(Figure scripts)

┌────────

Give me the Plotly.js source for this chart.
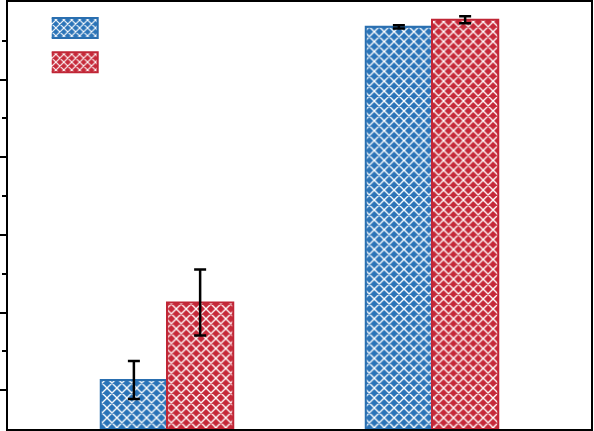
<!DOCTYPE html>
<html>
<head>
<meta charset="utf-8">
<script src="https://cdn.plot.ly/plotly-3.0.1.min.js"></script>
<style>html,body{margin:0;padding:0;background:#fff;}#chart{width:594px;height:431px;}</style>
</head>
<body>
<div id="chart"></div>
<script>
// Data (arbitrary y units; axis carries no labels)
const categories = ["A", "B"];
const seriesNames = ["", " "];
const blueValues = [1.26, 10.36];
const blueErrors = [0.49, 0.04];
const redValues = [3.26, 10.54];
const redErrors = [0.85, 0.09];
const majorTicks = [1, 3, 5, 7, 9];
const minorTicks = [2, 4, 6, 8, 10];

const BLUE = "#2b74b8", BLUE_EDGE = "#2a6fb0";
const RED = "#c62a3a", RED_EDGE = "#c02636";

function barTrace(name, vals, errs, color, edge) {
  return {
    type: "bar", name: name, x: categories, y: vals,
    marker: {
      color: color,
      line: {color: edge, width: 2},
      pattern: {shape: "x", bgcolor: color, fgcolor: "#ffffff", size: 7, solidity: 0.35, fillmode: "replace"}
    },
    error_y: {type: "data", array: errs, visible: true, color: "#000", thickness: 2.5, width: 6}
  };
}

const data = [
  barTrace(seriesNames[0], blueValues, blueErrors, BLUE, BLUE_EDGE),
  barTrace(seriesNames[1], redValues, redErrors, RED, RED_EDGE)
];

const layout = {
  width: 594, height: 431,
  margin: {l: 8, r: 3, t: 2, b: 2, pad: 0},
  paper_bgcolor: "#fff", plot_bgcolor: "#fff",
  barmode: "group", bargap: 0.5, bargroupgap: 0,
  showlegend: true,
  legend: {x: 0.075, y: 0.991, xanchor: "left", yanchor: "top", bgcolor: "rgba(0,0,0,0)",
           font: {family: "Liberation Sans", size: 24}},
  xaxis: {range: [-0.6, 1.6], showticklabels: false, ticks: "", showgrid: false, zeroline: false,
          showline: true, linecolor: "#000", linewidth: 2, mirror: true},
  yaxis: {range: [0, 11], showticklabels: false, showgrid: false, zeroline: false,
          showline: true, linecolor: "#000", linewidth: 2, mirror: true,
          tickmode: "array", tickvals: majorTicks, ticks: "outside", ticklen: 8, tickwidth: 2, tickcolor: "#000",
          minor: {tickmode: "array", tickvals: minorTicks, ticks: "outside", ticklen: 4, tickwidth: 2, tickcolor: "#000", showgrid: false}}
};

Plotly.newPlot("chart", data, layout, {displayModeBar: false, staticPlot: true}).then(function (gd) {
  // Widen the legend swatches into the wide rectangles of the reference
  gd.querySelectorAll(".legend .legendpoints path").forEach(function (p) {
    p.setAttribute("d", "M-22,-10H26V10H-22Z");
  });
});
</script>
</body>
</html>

└────────
┌────────

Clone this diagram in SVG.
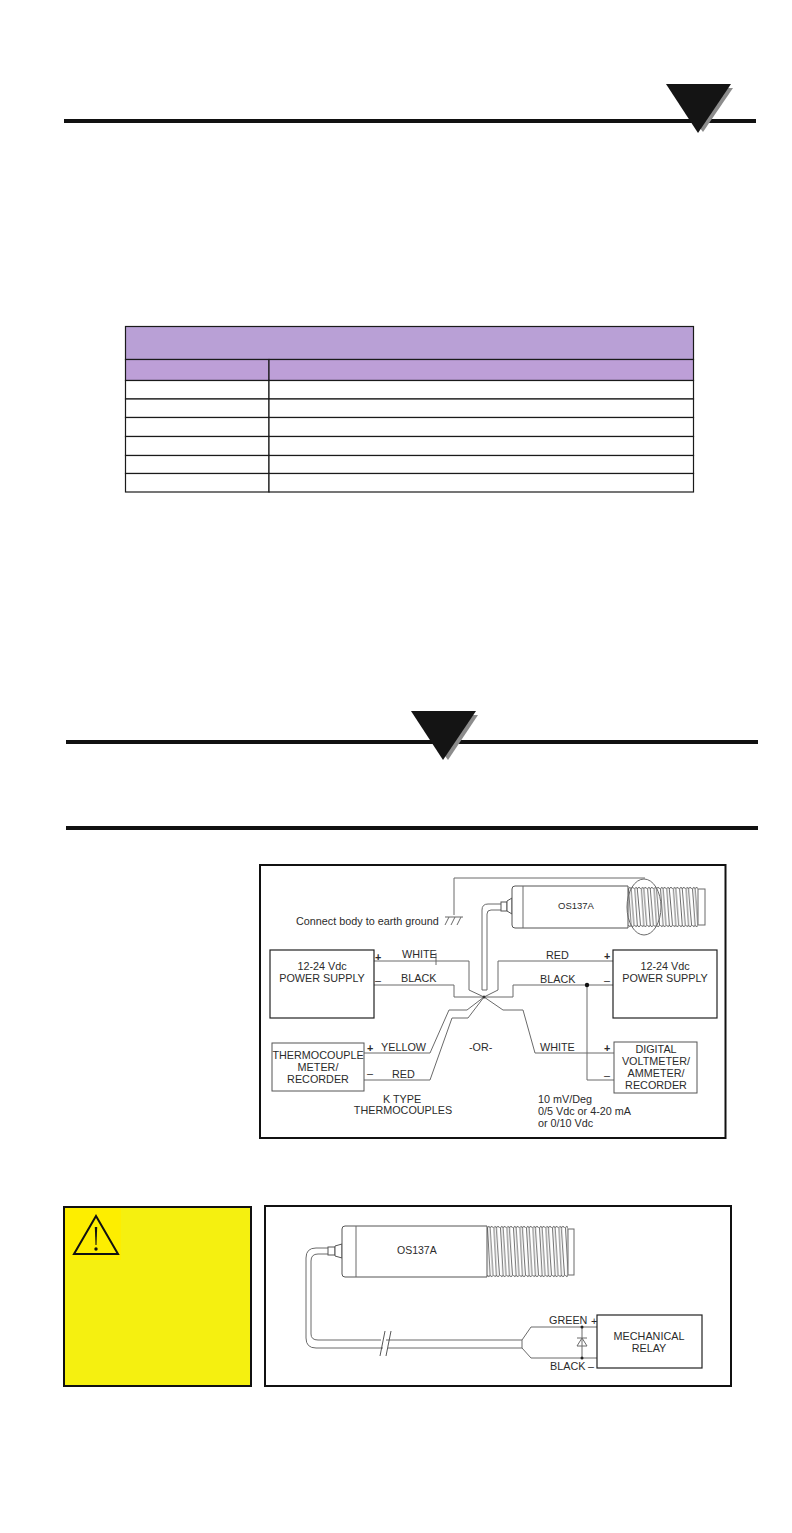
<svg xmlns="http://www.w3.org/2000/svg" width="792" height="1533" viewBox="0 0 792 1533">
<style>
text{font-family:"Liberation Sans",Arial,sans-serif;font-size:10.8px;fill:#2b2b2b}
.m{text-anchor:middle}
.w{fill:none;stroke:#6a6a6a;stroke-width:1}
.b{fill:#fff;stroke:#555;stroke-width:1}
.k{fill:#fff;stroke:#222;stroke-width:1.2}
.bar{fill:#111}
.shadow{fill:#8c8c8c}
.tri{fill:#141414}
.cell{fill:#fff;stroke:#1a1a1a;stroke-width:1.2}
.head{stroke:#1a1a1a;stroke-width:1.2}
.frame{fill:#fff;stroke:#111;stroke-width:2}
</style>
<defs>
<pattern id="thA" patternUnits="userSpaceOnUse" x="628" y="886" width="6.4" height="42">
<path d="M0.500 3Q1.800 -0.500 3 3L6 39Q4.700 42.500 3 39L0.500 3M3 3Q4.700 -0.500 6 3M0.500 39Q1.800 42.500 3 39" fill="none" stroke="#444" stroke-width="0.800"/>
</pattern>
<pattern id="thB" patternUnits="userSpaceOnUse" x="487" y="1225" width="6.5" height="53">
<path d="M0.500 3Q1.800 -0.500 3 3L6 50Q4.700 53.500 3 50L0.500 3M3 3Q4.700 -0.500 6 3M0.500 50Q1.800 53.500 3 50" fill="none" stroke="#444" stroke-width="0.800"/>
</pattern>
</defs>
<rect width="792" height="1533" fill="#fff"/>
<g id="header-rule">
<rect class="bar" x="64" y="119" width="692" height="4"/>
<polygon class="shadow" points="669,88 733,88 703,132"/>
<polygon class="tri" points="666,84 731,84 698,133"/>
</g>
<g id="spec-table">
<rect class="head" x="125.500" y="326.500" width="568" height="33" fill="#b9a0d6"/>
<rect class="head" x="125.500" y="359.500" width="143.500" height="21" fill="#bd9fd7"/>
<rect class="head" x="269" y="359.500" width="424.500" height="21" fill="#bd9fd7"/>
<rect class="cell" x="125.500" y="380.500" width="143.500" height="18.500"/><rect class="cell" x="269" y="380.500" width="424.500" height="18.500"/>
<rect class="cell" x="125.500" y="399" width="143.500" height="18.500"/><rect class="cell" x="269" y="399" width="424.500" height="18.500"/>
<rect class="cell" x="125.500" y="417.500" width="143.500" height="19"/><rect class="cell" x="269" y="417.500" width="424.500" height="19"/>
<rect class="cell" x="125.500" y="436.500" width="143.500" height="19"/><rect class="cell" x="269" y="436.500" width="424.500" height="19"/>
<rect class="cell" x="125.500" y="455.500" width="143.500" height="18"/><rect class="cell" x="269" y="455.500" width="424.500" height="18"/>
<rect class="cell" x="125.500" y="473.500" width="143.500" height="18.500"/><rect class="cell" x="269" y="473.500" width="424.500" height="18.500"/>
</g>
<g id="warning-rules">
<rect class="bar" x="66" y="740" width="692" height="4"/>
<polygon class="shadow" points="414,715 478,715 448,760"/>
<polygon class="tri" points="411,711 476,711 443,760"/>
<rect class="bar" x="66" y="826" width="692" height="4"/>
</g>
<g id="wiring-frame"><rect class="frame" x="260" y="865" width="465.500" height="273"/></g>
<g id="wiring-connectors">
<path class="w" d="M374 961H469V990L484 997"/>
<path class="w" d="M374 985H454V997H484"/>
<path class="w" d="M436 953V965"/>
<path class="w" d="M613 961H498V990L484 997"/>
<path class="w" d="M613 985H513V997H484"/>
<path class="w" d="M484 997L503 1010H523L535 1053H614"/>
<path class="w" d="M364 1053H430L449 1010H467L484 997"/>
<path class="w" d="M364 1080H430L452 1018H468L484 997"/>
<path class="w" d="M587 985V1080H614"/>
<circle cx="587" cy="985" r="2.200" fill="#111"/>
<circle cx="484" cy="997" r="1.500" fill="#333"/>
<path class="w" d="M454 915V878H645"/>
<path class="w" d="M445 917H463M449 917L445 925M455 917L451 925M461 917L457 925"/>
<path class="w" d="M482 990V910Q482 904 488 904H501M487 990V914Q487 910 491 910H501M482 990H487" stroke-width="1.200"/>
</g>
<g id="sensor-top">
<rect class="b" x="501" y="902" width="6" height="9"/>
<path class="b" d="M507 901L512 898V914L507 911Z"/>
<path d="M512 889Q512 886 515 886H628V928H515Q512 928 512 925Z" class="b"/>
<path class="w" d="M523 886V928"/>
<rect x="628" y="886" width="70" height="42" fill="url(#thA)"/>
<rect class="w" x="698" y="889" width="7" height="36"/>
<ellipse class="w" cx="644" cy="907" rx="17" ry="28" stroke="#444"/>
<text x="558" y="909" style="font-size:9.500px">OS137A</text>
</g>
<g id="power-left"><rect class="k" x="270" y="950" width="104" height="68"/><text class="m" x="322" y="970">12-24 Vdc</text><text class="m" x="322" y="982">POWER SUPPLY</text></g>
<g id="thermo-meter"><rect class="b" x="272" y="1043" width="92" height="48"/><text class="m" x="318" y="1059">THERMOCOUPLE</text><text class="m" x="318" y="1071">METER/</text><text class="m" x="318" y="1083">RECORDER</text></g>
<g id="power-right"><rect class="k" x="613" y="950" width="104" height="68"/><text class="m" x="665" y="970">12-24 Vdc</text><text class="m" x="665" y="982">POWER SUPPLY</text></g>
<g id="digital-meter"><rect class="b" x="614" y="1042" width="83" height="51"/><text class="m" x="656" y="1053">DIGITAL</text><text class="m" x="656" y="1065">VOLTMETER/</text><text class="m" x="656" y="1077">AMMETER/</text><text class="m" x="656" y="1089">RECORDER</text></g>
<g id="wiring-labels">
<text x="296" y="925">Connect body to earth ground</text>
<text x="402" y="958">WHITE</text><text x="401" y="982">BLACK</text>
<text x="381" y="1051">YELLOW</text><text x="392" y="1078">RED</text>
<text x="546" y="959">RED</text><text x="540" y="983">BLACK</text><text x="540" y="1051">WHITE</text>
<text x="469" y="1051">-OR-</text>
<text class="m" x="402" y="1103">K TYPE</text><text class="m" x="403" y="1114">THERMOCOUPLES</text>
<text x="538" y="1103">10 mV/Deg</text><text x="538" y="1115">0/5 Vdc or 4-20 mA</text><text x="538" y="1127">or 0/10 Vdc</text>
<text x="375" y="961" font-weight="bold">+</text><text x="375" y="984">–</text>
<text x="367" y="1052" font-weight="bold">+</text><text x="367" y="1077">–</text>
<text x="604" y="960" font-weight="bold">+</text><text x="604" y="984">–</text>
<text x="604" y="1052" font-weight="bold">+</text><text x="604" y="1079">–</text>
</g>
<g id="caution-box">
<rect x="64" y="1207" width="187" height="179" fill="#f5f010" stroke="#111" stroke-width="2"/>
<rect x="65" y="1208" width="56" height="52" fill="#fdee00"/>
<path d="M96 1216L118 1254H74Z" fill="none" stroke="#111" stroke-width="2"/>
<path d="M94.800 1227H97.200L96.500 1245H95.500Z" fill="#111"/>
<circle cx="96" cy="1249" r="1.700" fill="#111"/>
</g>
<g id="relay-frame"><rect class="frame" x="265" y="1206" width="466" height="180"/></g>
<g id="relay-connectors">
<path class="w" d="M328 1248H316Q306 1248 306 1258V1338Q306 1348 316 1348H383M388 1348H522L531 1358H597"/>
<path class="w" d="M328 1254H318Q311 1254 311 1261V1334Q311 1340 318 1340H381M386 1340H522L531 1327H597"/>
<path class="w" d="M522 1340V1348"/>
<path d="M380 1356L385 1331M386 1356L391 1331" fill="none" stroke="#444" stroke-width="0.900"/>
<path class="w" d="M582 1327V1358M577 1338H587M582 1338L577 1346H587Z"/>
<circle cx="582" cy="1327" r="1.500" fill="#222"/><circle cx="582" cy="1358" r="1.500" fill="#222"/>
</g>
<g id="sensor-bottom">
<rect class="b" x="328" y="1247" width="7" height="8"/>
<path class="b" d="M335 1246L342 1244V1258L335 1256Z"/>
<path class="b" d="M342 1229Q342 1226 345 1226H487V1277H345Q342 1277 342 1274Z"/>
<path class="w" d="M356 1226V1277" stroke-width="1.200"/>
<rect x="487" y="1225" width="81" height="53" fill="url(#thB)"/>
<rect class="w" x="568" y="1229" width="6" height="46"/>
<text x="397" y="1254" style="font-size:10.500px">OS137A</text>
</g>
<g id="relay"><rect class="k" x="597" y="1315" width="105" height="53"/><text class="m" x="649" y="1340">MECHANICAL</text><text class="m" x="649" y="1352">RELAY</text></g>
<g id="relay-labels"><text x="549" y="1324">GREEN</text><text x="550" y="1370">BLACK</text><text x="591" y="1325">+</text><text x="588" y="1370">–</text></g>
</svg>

└────────

* **EXERCISE OBJECTIVE**
Locate the string "chart" in the listing above and copy every line where it occurs.

* **TASK ANSWER**
Give me the Plotly.js source for this chart.
<style>html,body{margin:0;padding:0;background:#fff;}#chart{width:594px;height:431px;}</style>
<div id="chart"></div>
Plotly.newPlot("chart", data, layout, {displayModeBar: false, staticPlot: true}).then(function (gd) {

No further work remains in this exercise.